Set the oven to 350 degrees.

Spray grease a 9 X 13 casserole dish. Spread the rice evenly in the casserole. 

Spread the chicken over the rice. 

Cover the rice and chicken with the broccoli florets.

Spread the cheese sauce over the casserole.

Bake for 30 minutes to bubbling stage.

* Blanching broccoli: Cut the florets from the head. Bring a large pot of salty water to a rolling boil. Add the broccoli to the pot. When the pot returns to the boil, remove the broccoli and plunge it in ice water to stop the cooking.

Sunday, April 9, 2017

Frank Stitt's Low Country Red Rice with Shrimp

One of my lovely daughters gave me a cook book by Frank Stitts.
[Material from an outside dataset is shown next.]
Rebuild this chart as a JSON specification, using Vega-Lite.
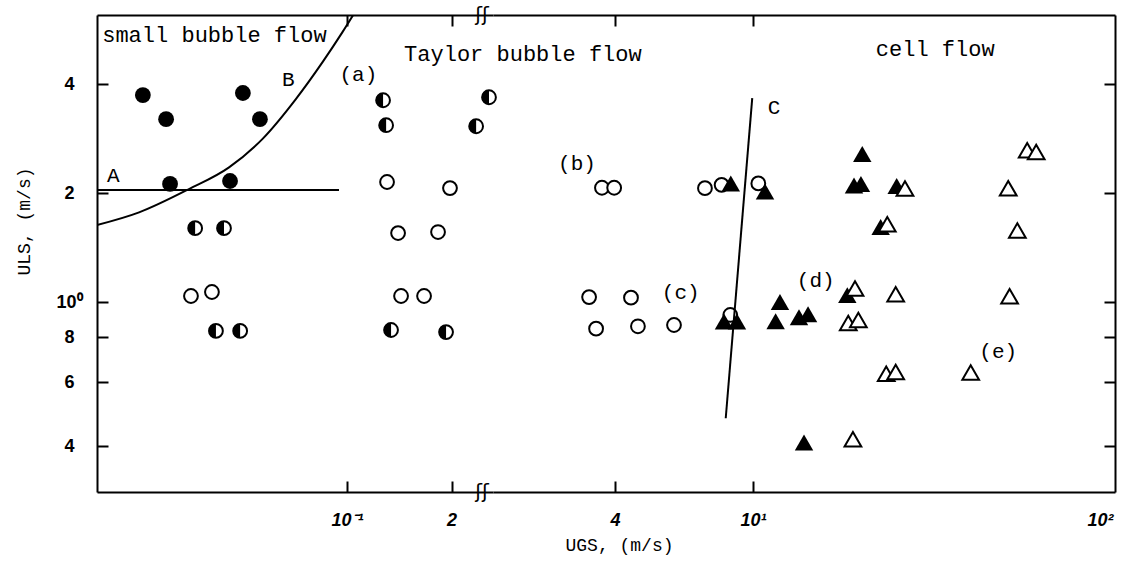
{
  "$schema": "https://vega.github.io/schema/vega-lite/v6.json",
  "autosize": {"type": "pad"},
  "padding": {"left": 15, "top": 5, "right": 5, "bottom": 5},
  "background": "white",
  "spacing": 0,
  "bounds": "flush",
  "datasets": {
    "pts": [
      {"seg": "L", "type": "full", "x": 0.0258, "y": 3.73},
      {"seg": "L", "type": "full", "x": 0.0301, "y": 3.20},
      {"seg": "L", "type": "full", "x": 0.0501, "y": 3.78},
      {"seg": "L", "type": "full", "x": 0.0561, "y": 3.20},
      {"seg": "L", "type": "full", "x": 0.0309, "y": 2.12},
      {"seg": "L", "type": "full", "x": 0.0460, "y": 2.16},
      {"seg": "L", "type": "half", "x": 0.0365, "y": 1.60},
      {"seg": "L", "type": "half", "x": 0.0442, "y": 1.60},
      {"seg": "L", "type": "half", "x": 0.0419, "y": 0.832},
      {"seg": "L", "type": "half", "x": 0.0492, "y": 0.832},
      {"seg": "L", "type": "half", "x": 0.127, "y": 3.61},
      {"seg": "L", "type": "half", "x": 0.1296, "y": 3.08},
      {"seg": "L", "type": "half", "x": 0.2565, "y": 3.68},
      {"seg": "L", "type": "half", "x": 0.2355, "y": 3.06},
      {"seg": "L", "type": "half", "x": 0.1339, "y": 0.837},
      {"seg": "L", "type": "half", "x": 0.1929, "y": 0.826},
      {"seg": "L", "type": "open", "x": 0.0355, "y": 1.039},
      {"seg": "L", "type": "open", "x": 0.0408, "y": 1.066},
      {"seg": "L", "type": "open", "x": 0.1304, "y": 2.146},
      {"seg": "L", "type": "open", "x": 0.198, "y": 2.065},
      {"seg": "L", "type": "open", "x": 0.1403, "y": 1.551},
      {"seg": "L", "type": "open", "x": 0.1829, "y": 1.561},
      {"seg": "L", "type": "open", "x": 0.1431, "y": 1.039},
      {"seg": "L", "type": "open", "x": 0.1667, "y": 1.039},
      {"seg": "R", "type": "open", "x": 3.67, "y": 2.069},
      {"seg": "R", "type": "open", "x": 3.98, "y": 2.069},
      {"seg": "R", "type": "open", "x": 7.27, "y": 2.064},
      {"seg": "R", "type": "open", "x": 8.12, "y": 2.108},
      {"seg": "R", "type": "open", "x": 10.36, "y": 2.127},
      {"seg": "R", "type": "open", "x": 3.37, "y": 1.032},
      {"seg": "R", "type": "open", "x": 4.45, "y": 1.028},
      {"seg": "R", "type": "open", "x": 3.53, "y": 0.844},
      {"seg": "R", "type": "open", "x": 4.66, "y": 0.857},
      {"seg": "R", "type": "open", "x": 5.92, "y": 0.864},
      {"seg": "R", "type": "open", "x": 8.6, "y": 0.921},
      {"seg": "R", "type": "tri", "x": 8.63, "y": 2.125},
      {"seg": "R", "type": "tri", "x": 10.83, "y": 2.021},
      {"seg": "R", "type": "tri", "x": 8.25, "y": 0.884},
      {"seg": "R", "type": "tri", "x": 8.99, "y": 0.884},
      {"seg": "R", "type": "tri", "x": 11.62, "y": 0.885},
      {"seg": "R", "type": "tri", "x": 11.96, "y": 1.0},
      {"seg": "R", "type": "tri", "x": 13.57, "y": 0.908},
      {"seg": "R", "type": "tri", "x": 14.41, "y": 0.925},
      {"seg": "R", "type": "tri", "x": 14.03, "y": 0.409},
      {"seg": "R", "type": "tri", "x": 18.7, "y": 1.045},
      {"seg": "R", "type": "tri", "x": 20.65, "y": 2.563},
      {"seg": "R", "type": "tri", "x": 19.55, "y": 2.098},
      {"seg": "R", "type": "tri", "x": 20.47, "y": 2.118},
      {"seg": "R", "type": "tri", "x": 25.95, "y": 2.093},
      {"seg": "R", "type": "tri", "x": 23.33, "y": 1.612},
      {"seg": "R", "type": "otri", "x": 27.42, "y": 2.059},
      {"seg": "R", "type": "otri", "x": 24.38, "y": 1.640},
      {"seg": "R", "type": "otri", "x": 19.68, "y": 1.090},
      {"seg": "R", "type": "otri", "x": 25.78, "y": 1.051},
      {"seg": "R", "type": "otri", "x": 18.82, "y": 0.875},
      {"seg": "R", "type": "otri", "x": 20.12, "y": 0.892},
      {"seg": "R", "type": "otri", "x": 24.21, "y": 0.634},
      {"seg": "R", "type": "otri", "x": 25.78, "y": 0.641},
      {"seg": "R", "type": "otri", "x": 42.41, "y": 0.639},
      {"seg": "R", "type": "otri", "x": 19.41, "y": 0.418},
      {"seg": "R", "type": "otri", "x": 54.4, "y": 2.064},
      {"seg": "R", "type": "otri", "x": 57.8, "y": 1.577},
      {"seg": "R", "type": "otri", "x": 54.9, "y": 1.038},
      {"seg": "R", "type": "otri", "x": 61.7, "y": 2.625},
      {"seg": "R", "type": "otri", "x": 65.5, "y": 2.597}
    ],
    "lines": [
      {"seg": "L", "line": "A", "ord": 1, "x": 0.01903, "y": 2.04},
      {"seg": "L", "line": "A", "ord": 2, "x": 0.0948, "y": 2.04},
      {"seg": "L", "line": "B", "ord": 1, "x": 0.01903, "y": 1.632},
      {"seg": "L", "line": "B", "ord": 2, "x": 0.02516, "y": 1.769},
      {"seg": "L", "line": "B", "ord": 3, "x": 0.03504, "y": 2.052},
      {"seg": "L", "line": "B", "ord": 4, "x": 0.0457, "y": 2.356},
      {"seg": "L", "line": "B", "ord": 5, "x": 0.057, "y": 2.82},
      {"seg": "L", "line": "B", "ord": 6, "x": 0.0712, "y": 3.638},
      {"seg": "L", "line": "B", "ord": 7, "x": 0.0849, "y": 4.594},
      {"seg": "L", "line": "B", "ord": 8, "x": 0.0969, "y": 5.56},
      {"seg": "L", "line": "B", "ord": 9, "x": 0.1062, "y": 6.4},
      {"seg": "R", "line": "C", "ord": 1, "x": 9.95, "y": 3.66},
      {"seg": "R", "line": "C", "ord": 2, "x": 8.345, "y": 0.4775}
    ],
    "regions": [
      {"seg": "L", "text": "small bubble flow", "x": 0.0197, "y": 5.47},
      {"seg": "L", "text": "Taylor bubble flow", "x": 0.146, "y": 4.84},
      {"seg": "R", "text": "cell flow", "x": 22.6, "y": 5.0}
    ],
    "tags": [
      {"seg": "L", "text": "(a)", "x": 0.1078, "y": 4.24},
      {"seg": "L", "text": "A", "x": 0.0212, "y": 2.235},
      {"seg": "L", "text": "B", "x": 0.0677, "y": 4.11},
      {"seg": "R", "text": "(b)", "x": 3.11, "y": 2.41},
      {"seg": "R", "text": "(c)", "x": 6.19, "y": 1.056},
      {"seg": "R", "text": "(d)", "x": 15.16, "y": 1.146},
      {"seg": "R", "text": "(e)", "x": 50.9, "y": 0.727},
      {"seg": "R", "text": "C", "x": 11.5, "y": 3.43}
    ],
    "brk": [
      {"x": 0.245, "y": 0.2986},
      {"x": 0.245, "y": 6.21}
    ]
  },
  "hconcat": [
    {
      "width": 396,
      "height": 477,
      "encoding": {
        "x": {"field": "x", "type": "quantitative", "scale": {"type": "log", "domain": [0.01903, 0.2634], "nice": false}, "axis": null},
        "y": {
          "field": "y", "type": "quantitative",
          "scale": {"type": "log", "domain": [0.2986, 6.21], "nice": false},
          "axis": {
            "orient": "left", "values": [0.4, 0.6, 0.8, 1, 2, 4], "tickSize": -11, "labelPadding": 39,
            "labelAlign": "center",
            "labelExpr": "datum.value === 1 ? '10⁰' : datum.value > 1 ? format(datum.value, 'd') : format(datum.value * 10, '.0f')",
            "title": "ULS, (m/s)", "titleX": -73, "titleY": 206, "titleAlign": "center", "titleBaseline": "middle"
          }
        }
      },
      "layer": [
        {
          "data": {"name": "pts"},
          "transform": [{"filter": "datum.seg === 'L' && datum.type !== 'full'"}],
          "mark": {"type": "point", "shape": "circle", "filled": true, "fill": "white", "stroke": "black", "strokeWidth": 2, "size": 190, "opacity": 1},
          "encoding": {
            "x": {"field": "x", "type": "quantitative", "scale": {"type": "log", "domain": [0.01903, 0.2634], "nice": false},
              "axis": {
                "orient": "bottom", "values": [0.1, 0.2], "tickSize": -11, "labelPadding": 30, "labelFontStyle": "italic",
                "labelExpr": "datum.value === 0.1 ? '10⁻¹' : '2'",
                "title": "UGS, (m/s)", "titleX": 522, "titleY": 44, "titleAlign": "center", "titleBaseline": "top"
              }}
          }
        },
        {
          "data": {"name": "pts"},
          "transform": [{"filter": "datum.seg === 'L' && datum.type === 'full'"}],
          "mark": {"type": "point", "shape": "circle", "filled": true, "color": "black", "size": 250, "opacity": 1}
        },
        {
          "data": {"name": "pts"},
          "transform": [{"filter": "datum.seg === 'L' && datum.type === 'half'"}],
          "mark": {"type": "point", "shape": "M0,-1A1,1,0,0,0,0,1Z", "filled": true, "color": "black", "size": 190, "opacity": 1}
        },
        {
          "data": {"name": "lines"},
          "transform": [{"filter": "datum.seg === 'L'"}],
          "mark": {"type": "line", "color": "black", "strokeWidth": 2, "clip": true, "interpolate": "monotone"},
          "encoding": {
            "x": {"field": "x", "type": "quantitative", "scale": {"type": "log", "domain": [0.01903, 0.2634], "nice": false},
              "axis": {"orient": "top", "values": [0.1, 0.2], "tickSize": -11, "labels": false, "title": null}},
            "detail": {"field": "line"},
            "order": {"field": "ord"}
          }
        },
        {
          "data": {"name": "regions"},
          "transform": [{"filter": "datum.seg === 'L'"}],
          "mark": {"type": "text", "align": "left", "baseline": "middle", "font": "Liberation Mono", "fontSize": 22, "color": "black"},
          "encoding": {"text": {"field": "text"}}
        },
        {
          "data": {"name": "tags"},
          "transform": [{"filter": "datum.seg === 'L'"}],
          "mark": {"type": "text", "align": "center", "baseline": "middle", "font": "Liberation Mono", "fontSize": 21, "color": "black"},
          "encoding": {"text": {"field": "text"}}
        },
        {
          "data": {"name": "brk"},
          "mark": {"type": "text", "align": "center", "baseline": "middle", "font": "DejaVu Sans", "fontSize": 20, "color": "black", "text": "ʃʃ"}
        }
      ],
      "resolve": {"axis": {"x": "independent"}}
    },
    {
      "width": 622,
      "height": 477,
      "encoding": {
        "x": {"field": "x", "type": "quantitative", "scale": {"type": "log", "domain": [1.781, 110.5], "nice": false}, "axis": null},
        "y": {
          "field": "y", "type": "quantitative",
          "scale": {"type": "log", "domain": [0.2986, 6.21], "nice": false},
          "axis": {"orient": "right", "values": [0.4, 0.6, 0.8, 1, 2, 4], "tickSize": -11, "labels": false, "title": null}
        }
      },
      "layer": [
        {
          "data": {"name": "pts"},
          "transform": [{"filter": "datum.seg === 'R' && datum.type === 'open'"}],
          "mark": {"type": "point", "shape": "circle", "filled": true, "fill": "white", "stroke": "black", "strokeWidth": 2, "size": 190, "opacity": 1},
          "encoding": {
            "x": {"field": "x", "type": "quantitative", "scale": {"type": "log", "domain": [1.781, 110.5], "nice": false},
              "axis": {
                "orient": "bottom", "values": [4, 10, 100], "tickSize": -11, "labelPadding": 30, "labelFontStyle": "italic",
                "tickColor": {"condition": {"test": "datum.value === 100", "value": "transparent"}, "value": "black"},
                "labelExpr": "datum.value === 10 ? '10¹' : datum.value === 100 ? '10²' : '4'",
                "title": null
              }}
          }
        },
        {
          "data": {"name": "pts"},
          "transform": [{"filter": "datum.seg === 'R' && datum.type === 'tri'"}],
          "mark": {"type": "point", "shape": "triangle-up", "filled": true, "color": "black", "size": 340, "opacity": 1}
        },
        {
          "data": {"name": "pts"},
          "transform": [{"filter": "datum.seg === 'R' && datum.type === 'otri'"}],
          "mark": {"type": "point", "shape": "triangle-up", "filled": true, "fill": "white", "stroke": "black", "strokeWidth": 2, "size": 280, "opacity": 1}
        },
        {
          "data": {"name": "lines"},
          "transform": [{"filter": "datum.seg === 'R'"}],
          "mark": {"type": "line", "color": "black", "strokeWidth": 2, "clip": true},
          "encoding": {
            "x": {"field": "x", "type": "quantitative", "scale": {"type": "log", "domain": [1.781, 110.5], "nice": false},
              "axis": {"orient": "top", "values": [4, 10], "tickSize": -11, "labels": false, "title": null}},
            "detail": {"field": "line"},
            "order": {"field": "ord"}
          }
        },
        {
          "data": {"name": "regions"},
          "transform": [{"filter": "datum.seg === 'R'"}],
          "mark": {"type": "text", "align": "left", "baseline": "middle", "font": "Liberation Mono", "fontSize": 22, "color": "black"},
          "encoding": {"text": {"field": "text"}}
        },
        {
          "data": {"name": "tags"},
          "transform": [{"filter": "datum.seg === 'R'"}],
          "mark": {"type": "text", "align": "center", "baseline": "middle", "font": "Liberation Mono", "fontSize": 21, "color": "black"},
          "encoding": {"text": {"field": "text"}}
        }
      ],
      "resolve": {"axis": {"x": "independent"}}
    }
  ],
  "config": {
    "view": {"stroke": null},
    "axis": {
      "domainColor": "black", "domainWidth": 2, "tickColor": "black", "tickWidth": 2, "grid": false,
      "labelColor": "black", "labelFont": "Liberation Sans", "labelFontSize": 18, "labelFontWeight": "bold",
      "titleColor": "black", "titleFont": "Liberation Mono", "titleFontSize": 18, "titleFontWeight": "normal"
    }
  }
}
Many of the recipes are outstanding! This is one of our favorites.


2 cups peeled, seeded and chopped tomatoes, juices reserved.
one onion diced
1 gold or red bell pepper, seeded and diced
1 poblano or banana pepper, seeded and diced
2 ribs celery, diced
1 jalapeno, seeded and diced
1 cup chicken broth
3/4 cup reserved tomato juices
1 cup basmati rice
1/4 pound bacon
1 pound peeled raw shrimp
2 bay leaves
1 teaspoon thyme
5 green onions chopped in thin rings
1 lemon


Drain the tomatoes in a sieve or colander set over a bowl to catch their juices; set juices aside.

In a large Dutch oven, cook the bacon over medium heat until it is beginning to crisp; with a slotted spoon, transfer the bacon to paper towels to drain.

Return Dutch oven of drippings to the stove; add the onion, bell pepper, and celery; saute until softened, about 10 minutes (add a little oil if the bacon fat seems insufficient).

Add the jalapeno, poblano, tomatoes, bay leaves, and thyme to the pot; season with salt and pepper to taste; simmer for about 10 minutes, until the peppers have softened.

Meanwhile, in a medium saucepan, combine the broth with a scant 3/4 cup of the reserved tomato juices (discard any remaining juice) and add salt to taste.

Bring to a simmer; add the rice, return to a simmer, and stir a few times.

Decrease heat to the lowest setting, cover, and cook until the rice is tender, about 16 minutes. Leave cover on and allow the rice to sit for 10 to 15 minutes.

Add the shrimp to the rice and add the mix to the vegetable mixture, along with the bacon; stir and allow to sit, covered, for 10 minutes; taste for seasonings.

Stir in the scallions, (or basil), and a big squeeze of lemon; serve immediately.